When you’re in a relationship and your partner starts acting in a way that could be considered controlling or abusive it can be difficult at first to recognise that they are doing this. You may attempt to brush off this behaviour, either because you don’t want to believe that they are abusive, or because their behaviour scares you. You may also not really recognise their behaviour as controlling, These are the 8 signs of a controlling partner.
If your partner tries to stop you from talking to people, this is a sign that they are a controlling partner. This can be them directly telling you that they ‘don’t like you hanging out’ with certain people, but may also be more subtle than this – they may say they dislike your friends, that you spend too much time with your friends and they feel left out (which turns into you never spending any time with your friends), them suggesting that your family doesn’t like them and that you should stop talking to them as they may try and convince you to break up with them. If your partner in anyway tries to stop you seeing your friends or family in a way that suggests they would want you to stop seeing/talking to them permanently, be very wary.
If your partner tells you that you ‘aren’t allowed’ to wear certain things, for any reason, this is a sign of them being controlling. There reasons may be that you look ‘too sexy’, that you’re dressing up to try to impress someone that isn’t them, or that you dressing in a certain way reflects badly on them. They may also insult the way you dress by saying you do not dress femininely enough, and will attempt force you to dress in a way that they like. If your partner starts acting this way, and does not care about the fact that you are upset by their actions, they are being controlling.
If your partner demands that you give them your phone password, that you let them look through any messages you may get through any social media (Instagram, Snapchat, Facebook Messenger), and that you not have any private messages that they don’t have access to, this is controlling, especially if they do not let you look at their messages. They may pose this as a trust issue, saying either that they need to know that they can trust you, or make it seem romantic by saying it’s showing them how much you trust them. Do not fall for this. Not allowing someone to have any forms of private communication, and violating someone by looking through their private messages is not okay. This is a classic sign of a controlling partner.
If your partner doesn’t let you leave yours r their house without aggressively asking you where you’re going, this is a sign of a controlling partner. This can also extend to them demanding you tell them where you are at all times of the day, and even sending them ‘evidence’ that you are in a certain place. They may also find ‘proof’ that you are lying to them (e.g. using Find My Friends or Snapmaps to locate you and screenshotting your location), and demand to know where you are, who you’re with and what you’re doing. Even if you are not lying to them, they may still not believe you and may threaten you.
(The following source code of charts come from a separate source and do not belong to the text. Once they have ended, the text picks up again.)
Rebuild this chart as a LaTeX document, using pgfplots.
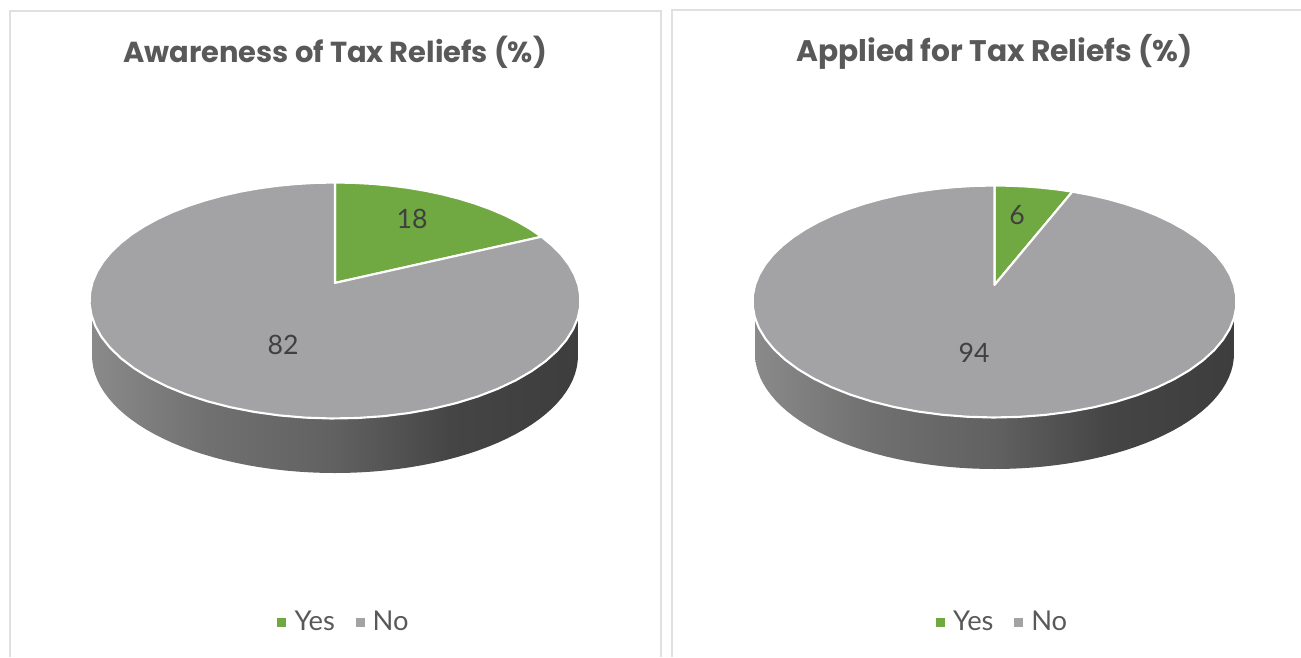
\documentclass[border=0pt]{standalone}
\usepackage{fontspec}
\usepackage{pgfplots}
\usepackage{pgfplotstable}
\pgfplotsset{compat=1.18}
\setmainfont{Lato}
\newfontfamily\titlefont{Poppins}

\definecolor{pieYes}{HTML}{70A842}
\definecolor{pieNo}{HTML}{A3A3A6}
\definecolor{frameGrey}{HTML}{E0E0E0}
\definecolor{titleGrey}{HTML}{595959}
\definecolor{legendGrey}{HTML}{595959}
\definecolor{valueGrey}{HTML}{404040}

% Rim of the disc: light on the left, dark on the right
\pgfdeclarehorizontalshading{pierim}{100bp}{
  color(0bp)=(black!46);
  color(25bp)=(black!46);
  color(37bp)=(black!56);
  color(50bp)=(black!62);
  color(62bp)=(black!73);
  color(75bp)=(black!76);
  color(100bp)=(black!76)}

\pgfplotstableread{
answer value
Yes    18
No     82
}\awareness
\pgfplotstableread{
answer value
Yes    6
No     94
}\applied

% Outline of a slice from share #1 to share #2 (percent), on a tilted disc:
% #3,#4 disc centre, #5,#6 radii, #7 upward shift of the apex (fraction of #6)
\newcommand\sliceoutline[7]{%
  \pgfmathsetmacro\rootk{sqrt(1-#7*#7)}%
  \pgfmathsetmacro\apexy{#4-#6*#7}%
  \xdef\outline{(#3,\apexy)}%
  \pgfmathtruncatemacro\nsteps{ceil((#2-#1)/1.5)+1}%
  \foreach \i in {0,...,\nsteps}{%
    \pgfmathsetmacro\th{3.6*(#1+(#2-#1)*\i/\nsteps)}%
    \pgfmathsetmacro\den{1+#7*cos(\th)}%
    \pgfmathsetmacro\px{#3+#5*sin(\th)*\rootk/\den}%
    \pgfmathsetmacro\py{#4-#6*(cos(\th)+#7)/\den}%
    \xdef\outline{\outline (\px,\py)}%
  }%
}
% Outline of the rim: lower half of the disc, moved down by #5
\newcommand\rimoutline[5]{%
  \pgfmathsetmacro\rimleft{#1-#3}%
  \pgfmathsetmacro\rimright{#1+#3}%
  \xdef\outline{(\rimleft,#2)}%
  \foreach \i in {0,3,...,180}{%
    \pgfmathsetmacro\px{#1-#3*cos(\i)}%
    \pgfmathsetmacro\py{#2+#5+#4*sin(\i)}%
    \xdef\outline{\outline (\px,\py)}%
  }%
  \xdef\outline{\outline (\rimright,#2)}%
}
\newcommand\outlineplot[1]{%
  \edef\tmpplot{\noexpand\addplot[#1] coordinates {\outline} -- cycle;}\tmpplot}

\tikzset{valuelabel/.style={font=\fontsize{20}{22}\selectfont, text=valueGrey}}
\pgfplotsset{
  every axis title shift=0pt,
  panel/.style={
    scale only axis,
    hide axis,
    y dir=reverse,
    ymin=0, ymax=657,
    height=492.75pt,
    title style={font=\titlefont\bfseries\fontsize{21.7}{24}\selectfont,
                 text=titleGrey, anchor=center},
    legend columns=2,
    legend cell align=left,
    legend style={draw=none, fill=none, anchor=center,
      font=\fontsize{20.5}{22}\selectfont, text=legendGrey,
      /tikz/every even column/.append style={column sep=13.5pt}},
    legend image code/.code={
      \path[##1,draw=none] (0pt,-3.4pt) rectangle (6.75pt,3.4pt);
      \path (10pt,0pt);},
  },
  slice/.style={fill=#1, draw=white, line width=1.6pt, line join=round},
}

\begin{document}
\begin{tikzpicture}
\useasboundingbox (0,0) rectangle (975.75pt,492.75pt);

% Left panel
\pgfplotstablegetelem{0}{value}\of\awareness \let\yesval\pgfplotsretval
\pgfplotstablegetelem{1}{value}\of\awareness \let\noval\pgfplotsretval
\begin{axis}[panel, at={(0pt,0pt)}, anchor=south west,
    width=499.5pt, xmin=0, xmax=666,
    title={Awareness of Tax Reliefs (\%)},
    title style={at={(axis description cs:0.503,0.921)}},
    legend style={at={(axis description cs:0.517,0.053)}}]
  \addplot[draw=frameGrey, line width=1.1pt, forget plot]
    coordinates {(10,657) (10,11) (661,11) (661,657)};
  \rimoutline{335}{300.5}{243}{117.5}{55}
  \outlineplot{shading=pierim, draw=none, forget plot}
  \sliceoutline{0}{\yesval}{335}{300.5}{245.5}{118}{0.149}
  \outlineplot{slice=pieYes}
  \sliceoutline{\yesval}{100}{335}{300.5}{245.5}{118}{0.149}
  \outlineplot{slice=pieNo}
  \legend{Yes,No}
  \node[valuelabel] at (axis cs:412,219) {\yesval};
  \node[valuelabel] at (axis cs:283,345) {\noval};
\end{axis}

% Right panel
\pgfplotstablegetelem{0}{value}\of\applied \let\yesval\pgfplotsretval
\pgfplotstablegetelem{1}{value}\of\applied \let\noval\pgfplotsretval
\begin{axis}[panel, at={(499.5pt,0pt)}, anchor=south west,
    width=476.25pt, xmin=666, xmax=1301,
    title={Applied for Tax Reliefs (\%)},
    title style={at={(axis description cs:0.517,0.921)},
                 font=\titlefont\bfseries\fontsize{22.3}{24}\selectfont},
    legend style={at={(axis description cs:0.5307,0.053)}}]
  \addplot[draw=frameGrey, line width=1.1pt, forget plot]
    coordinates {(1301,10) (672,10) (672,657)};
  \rimoutline{994.5}{301.5}{239.5}{115.5}{52}
  \outlineplot{shading=pierim, draw=none, forget plot}
  \sliceoutline{0}{\yesval}{994.5}{301.5}{242}{116}{0.143}
  \outlineplot{slice=pieYes}
  \sliceoutline{\yesval}{100}{994.5}{301.5}{242}{116}{0.143}
  \outlineplot{slice=pieNo}
  \legend{Yes,No}
  \node[valuelabel] at (axis cs:1017,215) {\yesval};
  \node[valuelabel] at (axis cs:974,353) {\noval};
\end{axis}
\end{tikzpicture}
\end{document}
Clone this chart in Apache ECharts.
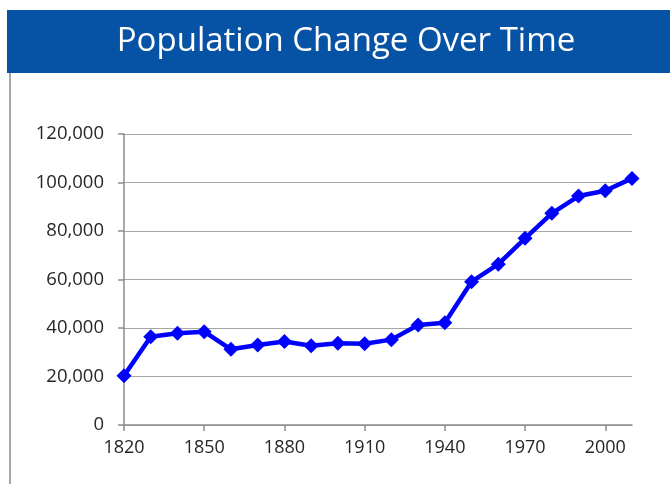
<!DOCTYPE html>
<html>
<head>
<meta charset="utf-8">
<script src="https://cdn.jsdelivr.net/npm/echarts@6/dist/echarts.min.js"></script>
<style>
html,body{margin:0;padding:0;background:#fff;}
#chart{width:670px;height:484px;}
</style>
</head>
<body>
<div id="chart"></div>
<script>
var titleText = 'Population Change Over Time';
var years = ['1820','1830','1840','1850','1860','1870','1880','1890','1900','1910','1920','1930','1940','1950','1960','1970','1980','1990','2000','2010'];
var population = [20300,36400,37800,38500,31200,33000,34400,32700,33700,33500,35200,41200,42200,59100,66300,77000,87300,94400,96600,101700];
var yTicks = {min:0, max:120000, step:20000};

var chart = echarts.init(document.getElementById('chart'), null, {renderer:'canvas'});
chart.setOption({
  backgroundColor:'#ffffff',
  animation:false,
  title:{
    text:titleText,
    left:341, top:20, textAlign:'center',
    textStyle:{color:'#ffffff', fontFamily:'Open Sans', fontSize:33, fontWeight:500}
  },
  graphic:[
    {type:'rect', shape:{x:7,y:10,width:663,height:63}, style:{fill:'#0652A4'}, z:-1},
    {type:'rect', shape:{x:9,y:73,width:2,height:411}, style:{fill:'#A6A6A6'}, z:-1}
  ],
  grid:{left:124, right:38, top:134, bottom:59},
  xAxis:{
    type:'category', data:years, boundaryGap:false,
    axisLine:{lineStyle:{color:'#8C8C8C', width:1.5}},
    axisTick:{show:true, interval:2, length:6, lineStyle:{color:'#8C8C8C', width:1.5}},
    axisLabel:{interval:2, margin:14, color:'#262626', fontFamily:'Open Sans', fontSize:18},
    splitLine:{show:false}
  },
  yAxis:{
    type:'value', min:yTicks.min, max:yTicks.max, interval:yTicks.step,
    axisLine:{show:true, lineStyle:{color:'#8C8C8C', width:1.5}},
    axisTick:{show:true, length:6, lineStyle:{color:'#8C8C8C', width:1.5}},
    axisLabel:{margin:20, color:'#262626', fontFamily:'Open Sans', fontSize:18.5,
      formatter:function(v){return v.toLocaleString('en-US');}},
    splitLine:{show:true, lineStyle:{color:'#A6A6A6', width:1.2}}
  },
  series:[{
    type:'line', data:population,
    lineStyle:{color:'#0000FF', width:4.5},
    itemStyle:{color:'#0000FF'},
    symbol:'diamond', symbolSize:15, showSymbol:true
  }]
});
</script>
</body>
</html>
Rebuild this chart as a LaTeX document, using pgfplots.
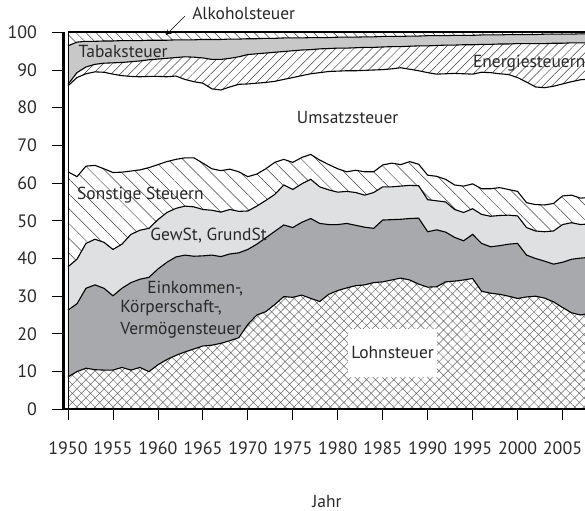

Everyone says that a little bit of jealousy can be attractive, but if your partner is constantly jealous, accusing you of cheating on them and accusing you of flirting with anyone you talk to, this is controlling behaviour. Your partner may also use this jealousy as an excuse to control your further i.e. stopping you from wearing certain outfits, doing certain things or seeing certain people. They may also threaten you and say that you deserve said threats or even violence because you have made them so jealous. They may even attempt to justify their jealousy by saying they are only jealous as they are afraid of losing you. Do not believe them, they are only attempting to control you. This definitely one of the tell-tale signs of a controlling partner.
If your partner attempts to limit what you can say to other people, this may be a sign of them being controlling. This may be about your arguments, abut things they’ve said or done to you, or even about your entire relationship. Them telling you you can’t tell anyone about certain things may also be followed by threats to harm you or themselves, or threats to break up with you. By trying to control what you say to people, this allows them to mistreat you as they know you won;t tell anyone else, out of fear you might upset them.
Say you say you’re going to call your partner at 8pm, but then something comes up. You are unable to call them at 8pm, and are separated from your phone. When you get to your phone at 8:15pm, you have a flurry of missed calls and texts from your partner, getting increasingly more angry with you, calling you names and generally threatening and demeaning you, all because you were slightly late calling them. This is controlling behaviour. During these outbursts, your partner may say that the outbursts are all your fault – if you just did what they said, then they wouldn’t get so angry with you. This is incorrect. They get angry because they know they can use their anger to control you, as their anger scares you.
A sign that your’re with a controlling partner is them saying things to you like ‘you’d be more attractive if you lost weight’, ‘if you did this/acted this way I’d love you more’, ‘why don’t you do this/act more like this for me? I thought you loved me’. Placing conditions that you need to fulfill in order for you to feel like they love you is incredibly controlling. This type of control may also exhibit itself as them making you ‘earn’ their affection, by either dressing a certain way or doing certain things. The things can be sexual in nature, meaning that they are sexually harassing/assaulting you. If your partner’s love is this conditional, they do not love you and are only controlling you.
If your partner exhibits any of the following behaviour, either tell a trusted friend or family member, and call the Domestic Abuse Helpline on 0808 2000 247 (or 0808 801 0327 if you are a man). If you feel safe to do so, attempt to leave the relationship.